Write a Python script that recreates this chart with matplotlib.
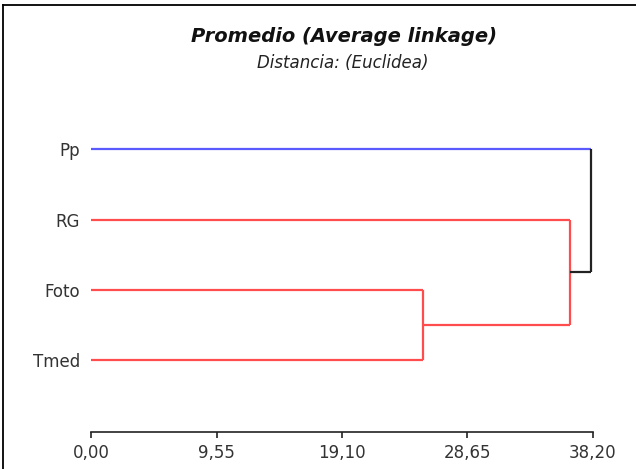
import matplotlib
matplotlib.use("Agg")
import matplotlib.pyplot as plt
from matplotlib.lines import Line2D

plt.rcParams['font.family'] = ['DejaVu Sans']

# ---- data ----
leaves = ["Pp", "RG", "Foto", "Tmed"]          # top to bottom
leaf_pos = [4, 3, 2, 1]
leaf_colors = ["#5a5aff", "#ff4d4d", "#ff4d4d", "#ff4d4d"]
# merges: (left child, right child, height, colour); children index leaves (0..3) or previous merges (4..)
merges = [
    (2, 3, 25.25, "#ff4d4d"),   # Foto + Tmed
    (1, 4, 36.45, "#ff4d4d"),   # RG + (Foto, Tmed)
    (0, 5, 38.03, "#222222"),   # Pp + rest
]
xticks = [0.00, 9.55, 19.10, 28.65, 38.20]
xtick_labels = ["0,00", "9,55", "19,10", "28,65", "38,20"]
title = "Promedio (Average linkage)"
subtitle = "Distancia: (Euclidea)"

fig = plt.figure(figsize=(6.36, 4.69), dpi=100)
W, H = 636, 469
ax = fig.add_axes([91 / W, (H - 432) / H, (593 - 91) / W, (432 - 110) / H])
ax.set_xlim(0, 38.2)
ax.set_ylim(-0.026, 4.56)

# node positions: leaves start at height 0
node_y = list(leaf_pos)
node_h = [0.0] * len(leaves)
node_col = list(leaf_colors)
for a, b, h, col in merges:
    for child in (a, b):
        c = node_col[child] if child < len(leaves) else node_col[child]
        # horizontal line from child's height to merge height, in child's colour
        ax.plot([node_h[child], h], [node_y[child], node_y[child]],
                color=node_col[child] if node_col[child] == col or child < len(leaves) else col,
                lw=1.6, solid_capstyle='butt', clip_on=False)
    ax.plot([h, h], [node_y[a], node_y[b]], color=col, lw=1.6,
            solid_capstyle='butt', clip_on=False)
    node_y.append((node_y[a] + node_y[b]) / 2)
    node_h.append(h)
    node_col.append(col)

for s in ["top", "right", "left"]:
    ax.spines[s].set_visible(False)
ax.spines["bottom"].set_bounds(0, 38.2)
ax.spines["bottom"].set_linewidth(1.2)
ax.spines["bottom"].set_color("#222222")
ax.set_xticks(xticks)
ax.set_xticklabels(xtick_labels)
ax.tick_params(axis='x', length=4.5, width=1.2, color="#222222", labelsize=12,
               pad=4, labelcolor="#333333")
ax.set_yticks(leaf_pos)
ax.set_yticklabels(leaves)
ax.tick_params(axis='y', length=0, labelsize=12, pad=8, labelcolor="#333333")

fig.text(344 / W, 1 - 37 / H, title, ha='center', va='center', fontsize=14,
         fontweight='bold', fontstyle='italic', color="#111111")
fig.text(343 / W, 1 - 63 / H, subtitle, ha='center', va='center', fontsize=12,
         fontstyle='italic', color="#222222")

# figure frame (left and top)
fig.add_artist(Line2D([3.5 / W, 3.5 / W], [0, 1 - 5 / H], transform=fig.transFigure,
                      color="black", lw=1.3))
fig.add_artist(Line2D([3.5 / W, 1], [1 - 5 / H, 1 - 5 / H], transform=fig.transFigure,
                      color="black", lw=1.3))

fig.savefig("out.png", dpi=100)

--------------------------------

## Written task
Repeat exactly and only the lines from the start of the data above through the line that holds "ax.set_ylim(-0.026, 4.56)", inclusive. Pictures do not belong in the copy.

## Solution below
Write a Python script that recreates this chart with matplotlib.
import matplotlib
matplotlib.use("Agg")
import matplotlib.pyplot as plt
from matplotlib.lines import Line2D

plt.rcParams['font.family'] = ['DejaVu Sans']

# ---- data ----
leaves = ["Pp", "RG", "Foto", "Tmed"]          # top to bottom
leaf_pos = [4, 3, 2, 1]
leaf_colors = ["#5a5aff", "#ff4d4d", "#ff4d4d", "#ff4d4d"]
# merges: (left child, right child, height, colour); children index leaves (0..3) or previous merges (4..)
merges = [
    (2, 3, 25.25, "#ff4d4d"),   # Foto + Tmed
    (1, 4, 36.45, "#ff4d4d"),   # RG + (Foto, Tmed)
    (0, 5, 38.03, "#222222"),   # Pp + rest
]
xticks = [0.00, 9.55, 19.10, 28.65, 38.20]
xtick_labels = ["0,00", "9,55", "19,10", "28,65", "38,20"]
title = "Promedio (Average linkage)"
subtitle = "Distancia: (Euclidea)"

fig = plt.figure(figsize=(6.36, 4.69), dpi=100)
W, H = 636, 469
ax = fig.add_axes([91 / W, (H - 432) / H, (593 - 91) / W, (432 - 110) / H])
ax.set_xlim(0, 38.2)
ax.set_ylim(-0.026, 4.56)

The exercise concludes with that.